La pauvreté de la réflexion entraîne deux constats:
  1. La réflexion cyber-opérationnelle outre-Atlantique est aujourd'hui pleinement mature. Les premiers écrits ont entre 15 et 20 ans (et relevaient parfois du récit alarmiste ou de la science fiction), ils ont conduit à la création de structures spécifiques (une organisation), une doctrine (voir ici et ) et des processus industriels. Le cyber est donc rentré dans les cadres normatifs du système militaire classique américain.
  2. Après le "bouillonnement" initial d'idées, la maturité évoquée ci-dessus entraîne une sorte de processus sélectif (très darwinien en définitive) qui ne retient que quelques propositions "génériques" (donc les plus facilement adaptables). Ce catalogue de réponses ne permet (malheureusement) pas de prendre en compte les spécificités du thétatre local et du contexte "numérique" des opérations.
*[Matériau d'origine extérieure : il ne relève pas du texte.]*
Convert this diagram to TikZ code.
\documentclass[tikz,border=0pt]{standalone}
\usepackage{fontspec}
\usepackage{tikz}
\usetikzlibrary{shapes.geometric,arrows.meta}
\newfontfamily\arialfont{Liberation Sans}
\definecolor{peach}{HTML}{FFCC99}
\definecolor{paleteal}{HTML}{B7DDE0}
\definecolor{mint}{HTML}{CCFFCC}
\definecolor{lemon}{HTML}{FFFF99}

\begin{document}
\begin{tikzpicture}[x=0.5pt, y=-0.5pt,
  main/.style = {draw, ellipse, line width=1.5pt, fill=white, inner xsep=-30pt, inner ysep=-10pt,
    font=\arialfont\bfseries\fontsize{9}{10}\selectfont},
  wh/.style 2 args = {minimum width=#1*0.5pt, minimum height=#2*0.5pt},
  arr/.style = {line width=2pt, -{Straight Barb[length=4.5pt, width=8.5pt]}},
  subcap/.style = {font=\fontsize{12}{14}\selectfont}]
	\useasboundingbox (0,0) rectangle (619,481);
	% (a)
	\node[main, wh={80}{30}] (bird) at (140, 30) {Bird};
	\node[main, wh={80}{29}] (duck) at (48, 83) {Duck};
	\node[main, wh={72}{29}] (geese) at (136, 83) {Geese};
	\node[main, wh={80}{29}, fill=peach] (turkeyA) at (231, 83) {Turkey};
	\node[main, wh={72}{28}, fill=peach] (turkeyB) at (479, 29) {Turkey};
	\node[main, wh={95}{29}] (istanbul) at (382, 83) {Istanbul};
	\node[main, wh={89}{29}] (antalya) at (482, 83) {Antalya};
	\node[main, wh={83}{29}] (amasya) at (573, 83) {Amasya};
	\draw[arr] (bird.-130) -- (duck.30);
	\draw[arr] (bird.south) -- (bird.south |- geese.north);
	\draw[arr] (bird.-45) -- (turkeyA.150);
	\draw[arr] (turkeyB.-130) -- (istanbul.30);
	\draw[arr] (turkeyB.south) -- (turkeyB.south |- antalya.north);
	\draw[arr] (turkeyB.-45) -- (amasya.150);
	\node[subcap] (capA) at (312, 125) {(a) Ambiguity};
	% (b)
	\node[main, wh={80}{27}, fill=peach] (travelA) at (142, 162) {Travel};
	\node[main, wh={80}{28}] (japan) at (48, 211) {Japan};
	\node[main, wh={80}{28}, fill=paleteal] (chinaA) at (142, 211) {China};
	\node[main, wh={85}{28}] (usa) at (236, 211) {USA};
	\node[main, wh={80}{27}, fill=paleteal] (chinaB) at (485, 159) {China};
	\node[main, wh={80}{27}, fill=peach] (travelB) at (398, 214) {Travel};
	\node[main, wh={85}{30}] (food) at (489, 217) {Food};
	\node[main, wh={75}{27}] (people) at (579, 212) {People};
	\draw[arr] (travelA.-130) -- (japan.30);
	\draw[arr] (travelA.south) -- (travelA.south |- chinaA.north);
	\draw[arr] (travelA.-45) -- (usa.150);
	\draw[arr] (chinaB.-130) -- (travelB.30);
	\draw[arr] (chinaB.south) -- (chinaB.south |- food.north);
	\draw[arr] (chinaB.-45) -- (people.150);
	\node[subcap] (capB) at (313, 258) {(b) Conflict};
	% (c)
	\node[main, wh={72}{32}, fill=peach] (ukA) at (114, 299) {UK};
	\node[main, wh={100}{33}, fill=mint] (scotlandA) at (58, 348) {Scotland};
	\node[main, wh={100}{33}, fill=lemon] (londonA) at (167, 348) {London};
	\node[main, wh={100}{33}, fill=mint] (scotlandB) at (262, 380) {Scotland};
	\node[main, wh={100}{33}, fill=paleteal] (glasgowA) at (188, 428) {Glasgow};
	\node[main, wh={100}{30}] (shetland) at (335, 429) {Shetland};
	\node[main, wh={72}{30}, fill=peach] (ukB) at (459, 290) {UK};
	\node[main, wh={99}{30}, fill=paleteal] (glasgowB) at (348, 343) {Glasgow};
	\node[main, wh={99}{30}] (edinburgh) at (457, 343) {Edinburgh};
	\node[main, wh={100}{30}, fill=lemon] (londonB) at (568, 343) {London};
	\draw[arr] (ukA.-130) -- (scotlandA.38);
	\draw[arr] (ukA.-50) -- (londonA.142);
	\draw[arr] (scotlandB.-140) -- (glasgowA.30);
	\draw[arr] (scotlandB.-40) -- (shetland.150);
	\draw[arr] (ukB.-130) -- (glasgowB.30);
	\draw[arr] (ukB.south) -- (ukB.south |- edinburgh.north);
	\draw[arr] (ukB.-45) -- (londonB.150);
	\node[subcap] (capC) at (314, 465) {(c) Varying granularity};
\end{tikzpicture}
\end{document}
Un tel catalogue, cette forme de pensée "sur étagère", conduit à présenter les mêmes solutions aujourd'hui pour l'Ukraine, qu'hier pour la Syrie et avant-hier pour la Libye...

A trop vouloir "calquer" une doctrine et des schémas, le risque de revers et de surprise augmente...Ce que nous appelions encore il y a peu "un nouveau champ de conflit", "un nouveau domaine de la pensée stratégique" semble déjà produire des conformismes et des classicismes qui laissent peu de place à l’innovation tactique.